President Mahmoud Ahmadinejad sparked international condemnation last week when he called for Israel to be wiped off the map.
Tony Blair said he was revolted by the remarks and warned they risked persuading people Iran really was a threat to world security.
Iran has also been accused of providing devices to insurgents in Iraq which have been used to attack British soldiers, and there is international concern over its nuclear ambitions.
John Reid, the Defence Secretary, said Iran posed a challenge to the whole world.
Mr Reid said this morning: "The United Nations are, even as we speak today, consulting each other informally at the Security Council level...about what to do about Iran because it is a confrontation which Iran is pushing on the whole world."

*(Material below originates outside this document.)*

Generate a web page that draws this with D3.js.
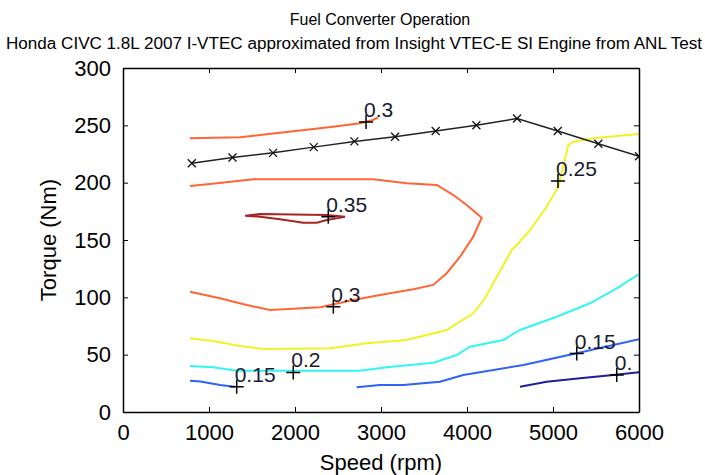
<!DOCTYPE html>
<meta charset="utf-8">
<style>
  body { margin: 0; background: #fff; }
  text { font-family: "Liberation Sans", Arial, sans-serif; fill: #000; }
  .axis path, .axis line { stroke: #000; }
  .axis text { font-size: 22px; }
</style>
<body>
<script src="https://d3js.org/d3.v7.min.js"></script>
<script>
  // max torque curve (rpm, Nm)
  var maxSpeed = [800, 1273, 1745, 2218, 2691, 3164, 3636, 4109, 4582, 5055, 5527, 6000];
  var maxTorque = [217, 222, 226, 231, 236, 240, 245, 250, 256, 245, 234, 223];

  // efficiency contour segments, [rpm, Nm]
  var c010 = [[4616, 22.1], [4927, 26.4], [5314, 29.4], [5701, 32.3], [6000, 34.6]];
  var c015a = [[779, 27.3], [900, 26.5], [1128, 23.5], [1300, 22]];
  var c015b = [[2717, 21.5], [2988, 23.5], [3259, 23.5], [3686, 26.4], [3957, 32.3],
    [4655, 41.0], [5276, 51.2], [6000, 63.4]];
  var c020 = [[779, 40.1], [1050, 39.0], [1322, 36.0], [1942, 36.0], [2756, 36.0], [3066, 39.0],
    [3608, 43.0], [3880, 49.7], [4035, 56.9], [4422, 62.8], [4616, 71.5], [5043, 83.1],
    [5430, 94.8], [5741, 107.9], [6000, 120.3]];
  var c025 = [[779, 64.3], [1050, 61.9], [1360, 57.6], [1631, 54.9], [2407, 55.5], [2834, 59.9],
    [3299, 62.8], [3764, 71.5], [4073, 86.1], [4209, 99.2], [4326, 115.1], [4520, 141.3],
    [4578, 145.6], [4733, 158.7], [4927, 179.0], [5062, 196.5], [5101, 209.3], [5178, 232.8],
    [5236, 235.7], [5469, 238.7], [5741, 240.7], [6000, 242.4]];
  var c030a = [[779, 238.7], [1360, 239.6], [1593, 241.6], [2058, 245.4], [2442, 248.8],
    [2756, 251.8], [2907, 254.7], [2965, 257.0]];
  var c030b = [[779, 197.1], [1012, 198.8], [1515, 202.9], [2910, 202.9], [3299, 199.4],
    [3648, 198.0], [3841, 189.2], [3997, 180.5], [4171, 169.4], [4073, 152.9], [3919, 135.4],
    [3764, 121.0], [3608, 110.8], [3376, 107.0], [2988, 102.0], [2678, 97.7], [2291, 91.3],
    [1709, 89.0], [1438, 93.3], [1128, 99.2], [779, 104.9]];
  var c035 = [[1419, 171.2], [1593, 172.7], [2369, 171.8], [2581, 170.3], [2369, 167.4],
    [2252, 165.1], [2097, 165.1], [1826, 168.0], [1593, 170.3], [1419, 171.2]];

  var contours = [
    { level: 0.10, color: "#1f1f9c", pts: c010 },
    { level: 0.15, color: "#2f62f5", pts: c015a },
    { level: 0.15, color: "#2f62f5", pts: c015b },
    { level: 0.20, color: "#33f5f5", pts: c020 },
    { level: 0.25, color: "#f2f222", pts: c025 },
    { level: 0.30, color: "#ff6633", pts: c030a },
    { level: 0.30, color: "#ff6633", pts: c030b },
    { level: 0.35, color: "#a82424", pts: c035 }
  ];

  // clabel positions
  var labelText = ["0.3", "0.35", "0.3", "0.25", "0.2", "0.15", "0.15", "0."];
  var labelSpeed = [2826, 2387, 2446, 5058, 1980, 1322, 5276, 5741];
  var labelTorque = [253, 170.3, 91.8, 201.5, 34.5, 22, 51, 32.3];

  var xTicks = [0, 1000, 2000, 3000, 4000, 5000, 6000];
  var yTicks = [0, 50, 100, 150, 200, 250, 300];

  var margin = { top: 68, right: 66, bottom: 63, left: 123 },
    width = 705 - margin.left - margin.right,
    height = 475 - margin.top - margin.bottom;

  var x = d3.scaleLinear().domain([0, 6000]).range([0, width]);
  var y = d3.scaleLinear().domain([0, 300]).range([height, 0]);

  var svg = d3.select("body").append("svg")
    .attr("width", 705)
    .attr("height", 475);

  svg.append("text")
    .attr("x", 380).attr("y", 25)
    .attr("text-anchor", "middle")
    .style("font-size", "16px")
    .text("Fuel Converter Operation");
  svg.append("text")
    .attr("x", 354).attr("y", 49)
    .attr("text-anchor", "middle")
    .attr("textLength", 696)
    .attr("lengthAdjust", "spacingAndGlyphs")
    .style("font-size", "16px")
    .text("Honda CIVC 1.8L 2007 I-VTEC approximated from Insight VTEC-E SI Engine from ANL Test");

  var g = svg.append("g")
    .attr("transform", "translate(" + margin.left + "," + margin.top + ")");

  g.append("clipPath").attr("id", "clip")
    .append("rect").attr("width", width).attr("height", height);

  var plot = g.append("g").attr("clip-path", "url(#clip)");

  var line = d3.line()
    .x(function (d) { return x(d[0]); })
    .y(function (d) { return y(d[1]); });

  plot.selectAll(".contour")
    .data(contours)
    .enter().append("path")
    .attr("class", "contour")
    .attr("fill", "none")
    .attr("stroke", function (d) { return d.color; })
    .attr("stroke-width", 2)
    .attr("d", function (d) { return line(d.pts); });

  var maxPts = d3.zip(maxSpeed, maxTorque);
  plot.append("path")
    .attr("fill", "none")
    .attr("stroke", "#222")
    .attr("stroke-width", 1.5)
    .attr("d", line(maxPts));

  plot.selectAll(".xm")
    .data(maxPts)
    .enter().append("path")
    .attr("class", "xm")
    .attr("stroke", "#111")
    .attr("stroke-width", 1.3)
    .attr("transform", function (d) { return "translate(" + x(d[0]) + "," + y(d[1]) + ")"; })
    .attr("d", "M-4,-4L4,4M-4,4L4,-4");

  var labels = d3.range(labelText.length).map(function (i) {
    return { t: labelText[i], s: labelSpeed[i], q: labelTorque[i] };
  });

  plot.selectAll(".plus")
    .data(labels)
    .enter().append("path")
    .attr("class", "plus")
    .attr("stroke", "#000")
    .attr("stroke-width", 1.5)
    .attr("transform", function (d) { return "translate(" + x(d.s) + "," + y(d.q) + ")"; })
    .attr("d", "M-7,0L7,0M0,-7L0,7");

  plot.selectAll(".clabel")
    .data(labels)
    .enter().append("text")
    .attr("class", "clabel")
    .attr("x", function (d) { return x(d.s) - 2; })
    .attr("y", function (d) { return y(d.q) - 5; })
    .style("font-size", "21px")
    .style("fill", "#1a1a2e")
    .text(function (d) { return d.t; });

  // axes, ticks inside, box on
  var fmt = d3.format("d");
  g.append("g").attr("class", "axis")
    .attr("transform", "translate(0," + height + ")")
    .call(d3.axisBottom(x).tickValues(xTicks).tickFormat(fmt).tickSizeInner(-5).tickSizeOuter(0).tickPadding(12));
  g.append("g").attr("class", "axis")
    .call(d3.axisLeft(y).tickValues(yTicks).tickFormat(fmt).tickSizeInner(-5).tickSizeOuter(0).tickPadding(12));
  g.append("g").attr("class", "axis")
    .call(d3.axisTop(x).tickValues(xTicks).tickSizeInner(-5).tickSizeOuter(0).tickFormat(""));
  g.append("g").attr("class", "axis")
    .attr("transform", "translate(" + width + ",0)")
    .call(d3.axisRight(y).tickValues(yTicks).tickSizeInner(-5).tickSizeOuter(0).tickFormat(""));
  g.selectAll(".axis .domain").attr("stroke-width", 1.5);

  g.append("text")
    .attr("x", width / 2).attr("y", height + 58)
    .attr("text-anchor", "middle")
    .style("font-size", "22px")
    .text("Speed (rpm)");
  g.append("text")
    .attr("transform", "translate(-67," + (height / 2) + ") rotate(-90)")
    .attr("text-anchor", "middle")
    .style("font-size", "22px")
    .text("Torque (Nm)");
</script>
</body>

He said Iran was a "problem and a challenge" for the international community, not just for Britain and the US. READ MORE
Jack Straw, the Foreign Secretary, has said military action would be inconceivable. But there is renewed speculation after Mr Blair's tough talking.
Mr Reid told the BBC's Sunday AM: "I don't think anybody is speaking about military involvement at any level about the questions we are facing just now. But it is certainly a challenge to the United Nations.
"The informal consultations start today, Kofi Annan is going to Iran in the next few weeks. The International Atomic Energy Authority, on the nuclear question, is meeting on November 24. So all of these international institutions know that they have to really face up to that.
"You cannot have a member of the United Nations developing its own nuclear weapons in complete breach of all of the promises, all of its obligations, and at the same time threatening to wipe out another state of the UN."
Mr Reid said he did not have conclusive proof that the Iranian government was involved in providing devices to insurgents in Iraq. But he said there was evidence of the involvement of Iranian elements.
He added: "Iran has to change its behaviour in terms of support for terrorism, in deceit over nuclear weapons and in terms of its relationship and threats to other members of the international community.
"That is a challenge to the whole world and to the United Nations. It is the United Nations which must face up to that and Kofi Annan has made it plain that it intends to face up to that."